**Goal**. Only the lines from the start of the data below through the line that contains "const rightYTickLabels = [0,25,50,75,100,125,150,175];" are to be copied, exactly and without pictures.

**Source excerpt**.
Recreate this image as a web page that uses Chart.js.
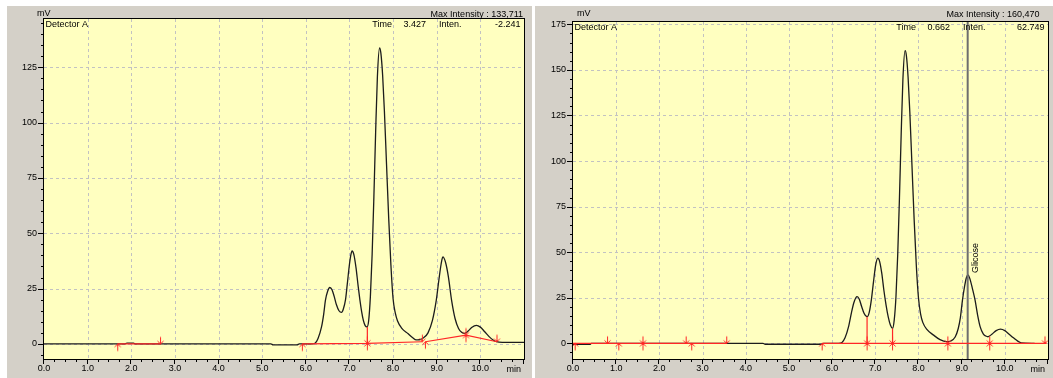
<!DOCTYPE html>
<html><head><meta charset="utf-8">
<script src="https://cdn.jsdelivr.net/npm/chart.js@4.4.1/dist/chart.umd.min.js"></script>
<style>
html,body{margin:0;padding:0;background:#fff;width:1053px;height:378px;overflow:hidden;}
.panel{position:absolute;top:6px;height:372px;background:#D4D0C8;}
#p1{left:7px;width:525px;}
#p2{left:535px;width:518px;}
canvas{display:block;}
</style></head><body>
<div class="panel" id="p1"><canvas id="c1" width="525" height="372"></canvas></div>
<div class="panel" id="p2"><canvas id="c2" width="518" height="372"></canvas></div>
<script>
// ---------- DATA ----------
const xTickLabels = [0,1,2,3,4,5,6,7,8,9,10];
const leftYTickLabels = [0,25,50,75,100,125];
const rightYTickLabels = [0,25,50,75,100,125,150,175];

const leftTimes = [0,1.85,1.9,2.05,2.1,5.2,5.25,5.8,5.85,6.15,6.21,6.28,6.36,6.41,6.45,6.5,6.55,6.6,6.65,6.7,6.76,6.82,6.86,6.91,6.95,7.0,7.03,7.06,7.1,7.15,7.2,7.24,7.28,7.32,7.36,7.4,7.44,7.48,7.52,7.56,7.6,7.64,7.69,7.72,7.76,7.8,7.85,7.9,7.95,8.0,8.05,8.1,8.2,8.34,8.45,8.53,8.6,8.7,8.8,8.9,8.99,9.05,9.1,9.14,9.2,9.27,9.34,9.42,9.5,9.57,9.64,9.72,9.8,9.91,10.0,10.1,10.2,10.3,10.37,10.5,11.0];
const leftSignal = [0,0,0.4,0.4,0,0,-0.4,-0.4,0,0,0.3,2.5,7.7,13.5,19.8,23.8,25.5,24.5,21.5,17.8,15,14.3,15.8,20,27,36,40,42,40.5,34.5,26,19.8,14.5,10.5,8.3,7.7,10.5,21.6,40.5,66.5,95.6,120.6,133.7,131.4,121.5,105.6,81,56.5,35.7,20.4,14,10.5,7,4.7,2.8,1.8,1.9,2.8,5,10.5,19.8,29,36,39.3,37,30,19.8,11.5,7,5.3,4.8,5.8,7.4,8.4,7.6,5.5,3.3,1.7,1.0,0.7,0.7];

const rightTimes = [0,0.4,0.42,4.4,4.45,5.75,5.8,6.15,6.23,6.3,6.38,6.45,6.5,6.55,6.58,6.63,6.68,6.74,6.81,6.86,6.91,6.96,7.01,7.06,7.1,7.15,7.2,7.25,7.3,7.35,7.4,7.44,7.48,7.52,7.56,7.6,7.64,7.69,7.72,7.76,7.8,7.85,7.9,7.95,8.0,8.05,8.1,8.2,8.35,8.5,8.65,8.75,8.85,8.92,8.97,9.02,9.07,9.11,9.15,9.19,9.25,9.31,9.37,9.43,9.5,9.56,9.61,9.7,9.8,9.9,10.0,10.1,10.2,10.3,10.38,10.69];
const rightSignal = [-0.5,-0.5,0,0,-0.5,-0.5,0,0,0.5,3,9,17,22,25,25.6,24.2,20.5,16.5,14.6,17,24,34,43,46.7,45,38.5,29,21,14.5,10,8.2,13,26,48.7,79.8,114.8,144.9,160.6,157.9,146,126.9,97.5,68,43,25,16,11.5,7.5,4.5,2,0.9,1.3,3.5,8,14,23.8,31.5,36,37.5,35.5,30,23.8,15.5,9,5.2,4,3.6,5,7,7.8,7,5,3,1.2,0.3,0];

// integration baselines (null = break)
const leftBaseTimes = [1.69,2.67,2.67,5.92,7.41,8.67,8.67,8.74,9.67,10.38,10.38,7.41,7.41];
const leftBaseValues = [0,0,null,0,0.3,1.0,null,1.0,4.0,1.0,null,0.3,7.7];
const rightBaseTimes = [0,3.56,3.56,5.77,10.97,10.97,6.81,6.81,6.81,7.40,7.40];
const rightBaseValues = [0,0,null,0,0,null,0,14.6,null,0,8.2];

// peak start/end markers
const leftMarkTimes = [1.69,2.67,5.92,7.41,8.67,8.74,9.67,10.38];
const leftMarkValues = [0,0,0,0.3,1.0,1.0,4.0,1.0];
const leftMarkKinds = ['up','down','up','both','down','up','both','down'];
const rightMarkTimes = [0.05,0.80,1.06,1.62,2.62,2.75,3.56,5.77,6.81,7.40,8.68,9.65,10.93];
const rightMarkValues = [0,0,0,0,0,0,0,0,0,0,0,0,0];
const rightMarkKinds = ['up','down','up','both','down','up','down','up','both','both','both','both','down'];

// cursor + peak label (right)
const rightCursorTime = 9.14;
const glicoseTime = 9.14;
const glicoseValue = 37.5;
const glicoseText = 'Glicose';

const leftTexts = ['Detector A','Max Intensity : 133,711','Time','3.427','Inten.','-2.241'];
const rightTexts = ['Detector A','Max Intensity : 160,470','Time','0.662','Inten.','62.749'];

// ---------- RENDER ----------
const FONT = "'Liberation Sans', Arial, sans-serif";
const RED = '#ff2626';

function arrowCanvas(kind){
  const c = document.createElement('canvas'); c.width = 9; c.height = 19;
  const g = c.getContext('2d'); g.strokeStyle = RED; g.lineWidth = 1;
  const cx = 4.5, cy = 9.5;
  if (kind === 'up' || kind === 'both'){
    g.beginPath(); g.moveTo(cx, cy); g.lineTo(cx, cy+7);
    g.moveTo(cx-3, cy+3); g.lineTo(cx, cy); g.lineTo(cx+3, cy+3); g.stroke();
  }
  if (kind === 'down' || kind === 'both'){
    g.beginPath(); g.moveTo(cx, cy); g.lineTo(cx, cy-7);
    g.moveTo(cx-3, cy-3); g.lineTo(cx, cy); g.lineTo(cx+3, cy-3); g.stroke();
  }
  return c;
}
const ARROWS = {up: arrowCanvas('up'), down: arrowCanvas('down'), both: arrowCanvas('both')};

const pts = (t, v) => t.map((x, i) => ({x: x, y: v[i]}));

function decor(cfg){
  return {
    id: 'decor' + cfg.id,
    beforeDraw(chart){
      const ctx = chart.ctx, a = chart.chartArea, xs = chart.scales.x, ys = chart.scales.y;
      ctx.save();
      ctx.fillStyle = '#FFFFC0';
      ctx.fillRect(a.left, a.top, a.right - a.left, a.bottom - a.top);
      ctx.strokeStyle = '#c2c2c2'; ctx.lineWidth = 1; ctx.setLineDash([3,3]);
      xTickLabels.forEach(v => {
        if (v <= 0) return;
        const px = Math.round(xs.getPixelForValue(v)) + 0.5;
        ctx.beginPath(); ctx.moveTo(px, a.top); ctx.lineTo(px, a.bottom); ctx.stroke();
      });
      cfg.yLabels.forEach(v => {
        const py = Math.round(ys.getPixelForValue(v)) + 0.5;
        if (py <= a.top + 1) return;
        ctx.beginPath(); ctx.moveTo(a.left, py); ctx.lineTo(a.right, py); ctx.stroke();
      });
      ctx.restore();
    },
    afterDraw(chart){
      const ctx = chart.ctx, a = chart.chartArea, xs = chart.scales.x, ys = chart.scales.y;
      ctx.save();
      // frame
      ctx.strokeStyle = '#000'; ctx.lineWidth = 1;
      ctx.strokeRect(Math.round(a.left) - 0.5, Math.round(a.top) - 0.5, Math.round(a.right - a.left) + 1, Math.round(a.bottom - a.top) + 1);
      // y tick marks
      ys.ticks.forEach(t => {
        const v = t.value;
        if (Math.abs(v % 5) > 1e-6) return;
        const py = Math.round(ys.getPixelForValue(v)) + 0.5;
        const len = cfg.yLabels.includes(v) ? 6 : 3;
        ctx.beginPath(); ctx.moveTo(a.left - len, py); ctx.lineTo(a.left, py); ctx.stroke();
      });
      // x tick marks
      xs.ticks.forEach(t => {
        const v = t.value;
        const px = Math.round(xs.getPixelForValue(v)) - 0.5;
        const len = Number.isInteger(v) ? 5 : 3;
        ctx.beginPath(); ctx.moveTo(px, a.bottom); ctx.lineTo(px, a.bottom + len); ctx.stroke();
      });
      // texts
      const T = cfg.texts;
      ctx.fillStyle = '#000'; ctx.font = '9px ' + FONT; ctx.textBaseline = 'middle';
      ctx.textAlign = 'right'; ctx.fillText('min', a.right - 3, a.bottom + 11);
      ctx.textAlign = 'left'; ctx.fillText('mV', cfg.mvX, 8);
      ctx.textAlign = 'right'; ctx.fillText(T[1], a.right - cfg.maxOff, 8.5);
      ctx.textAlign = 'left'; ctx.fillText(T[0], a.left + 1.5, a.top + 5.5);
      ctx.textAlign = 'right'; ctx.fillText(T[2], a.right - 132, a.top + 5.5);
      ctx.fillText(T[3], a.right - 98, a.top + 5.5);
      ctx.textAlign = 'left'; ctx.fillText(T[4], a.right - 85, a.top + 5.5);
      ctx.textAlign = 'right'; ctx.fillText(T[5], a.right - 3.5, a.top + 5.5);
      if (cfg.label){
        const px = xs.getPixelForValue(cfg.label.t), py = ys.getPixelForValue(cfg.label.v);
        ctx.translate(px + 3.5, py - 2); ctx.rotate(-Math.PI/2);
        ctx.textAlign = 'left'; ctx.textBaseline = 'top';
        ctx.fillText(cfg.label.text, 0, 0);
      }
      ctx.restore();
    }
  };
}

function makeChart(el, cfg){
  const datasets = [
    {data: pts(cfg.times, cfg.signal), borderColor: '#1c1c1c', borderWidth: 1.3, pointRadius: 0, cubicInterpolationMode: 'monotone', order: 3},
    {data: pts(cfg.baseT, cfg.baseV), borderColor: RED, borderWidth: 1.2, pointRadius: 0, spanGaps: false, tension: 0, order: 1},
    {data: pts(cfg.markT, cfg.markV), showLine: false, pointRadius: 4, clip: false,
     pointStyle: c => ARROWS[cfg.markK[c.dataIndex]], order: 0}
  ];
  if (cfg.cursor !== undefined){
    datasets.push({data: [{x: cfg.cursor, y: cfg.yMin}, {x: cfg.cursor, y: cfg.yMax}], borderColor: '#6e6e6e', borderWidth: 2, pointRadius: 0, order: 2});
  }
  return new Chart(el, {
    type: 'line',
    data: {datasets: datasets},
    options: {
      responsive: false, animation: false, events: [],
      layout: {padding: {left: 0, right: cfg.padRight, top: cfg.padTop, bottom: 0}},
      plugins: {legend: {display: false}, tooltip: {enabled: false}},
      scales: {
        x: {type: 'linear', min: 0, max: 11,
            afterBuildTicks: s => { const t = []; for (let i = 0; i <= 44; i++) t.push({value: i * 0.25}); s.ticks = t; },
            afterFit: s => { s.height = 19; s.paddingLeft = 0; s.paddingRight = 0; },
            grid: {display: false, drawTicks: false}, border: {display: false},
            ticks: {autoSkip: false, maxRotation: 0, minRotation: 0, padding: 4, color: '#000',
                    font: {family: FONT, size: 9},
                    callback: v => (Number.isInteger(v) && xTickLabels.includes(v)) ? v.toFixed(1) : ''}},
        y: {type: 'linear', min: cfg.yMin, max: cfg.yMax,
            afterBuildTicks: s => { const t = []; for (let v = -5; v <= cfg.yMax; v += 5) t.push({value: v}); s.ticks = t; },
            afterFit: s => { s.width = cfg.yWidth; s.paddingTop = 0; s.paddingBottom = 0; },
            grid: {display: false, drawTicks: false}, border: {display: false},
            ticks: {autoSkip: false, padding: 7, color: '#000', font: {family: FONT, size: 9},
                    callback: v => cfg.yLabels.includes(v) ? String(v) : ''}}
      }
    },
    plugins: [decor(cfg)]
  });
}

makeChart(document.getElementById('c1'), {
  id: 1, times: leftTimes, signal: leftSignal, baseT: leftBaseTimes, baseV: leftBaseValues,
  markT: leftMarkTimes, markV: leftMarkValues, markK: leftMarkKinds,
  yMin: -6.8, yMax: 146.8, yLabels: leftYTickLabels, yWidth: 37, padRight: 8, padTop: 13,
  texts: leftTexts, mvX: 30, maxOff: 1
});
makeChart(document.getElementById('c2'), {
  id: 2, times: rightTimes, signal: rightSignal, baseT: rightBaseTimes, baseV: rightBaseValues,
  markT: rightMarkTimes, markV: rightMarkValues, markK: rightMarkKinds,
  yMin: -8.6, yMax: 176.3, yLabels: rightYTickLabels, yWidth: 38, padRight: 3.5, padTop: 16,
  texts: rightTexts, mvX: 42, maxOff: 8.5, cursor: rightCursorTime,
  label: {t: glicoseTime, v: glicoseValue, text: glicoseText}
});
</script>
</body></html>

**Expected answer**.
Recreate this image as a web page that uses Chart.js.
<!DOCTYPE html>
<html><head><meta charset="utf-8">
<script src="https://cdn.jsdelivr.net/npm/chart.js@4.4.1/dist/chart.umd.min.js"></script>
<style>
html,body{margin:0;padding:0;background:#fff;width:1053px;height:378px;overflow:hidden;}
.panel{position:absolute;top:6px;height:372px;background:#D4D0C8;}
#p1{left:7px;width:525px;}
#p2{left:535px;width:518px;}
canvas{display:block;}
</style></head><body>
<div class="panel" id="p1"><canvas id="c1" width="525" height="372"></canvas></div>
<div class="panel" id="p2"><canvas id="c2" width="518" height="372"></canvas></div>
<script>
// ---------- DATA ----------
const xTickLabels = [0,1,2,3,4,5,6,7,8,9,10];
const leftYTickLabels = [0,25,50,75,100,125];
const rightYTickLabels = [0,25,50,75,100,125,150,175];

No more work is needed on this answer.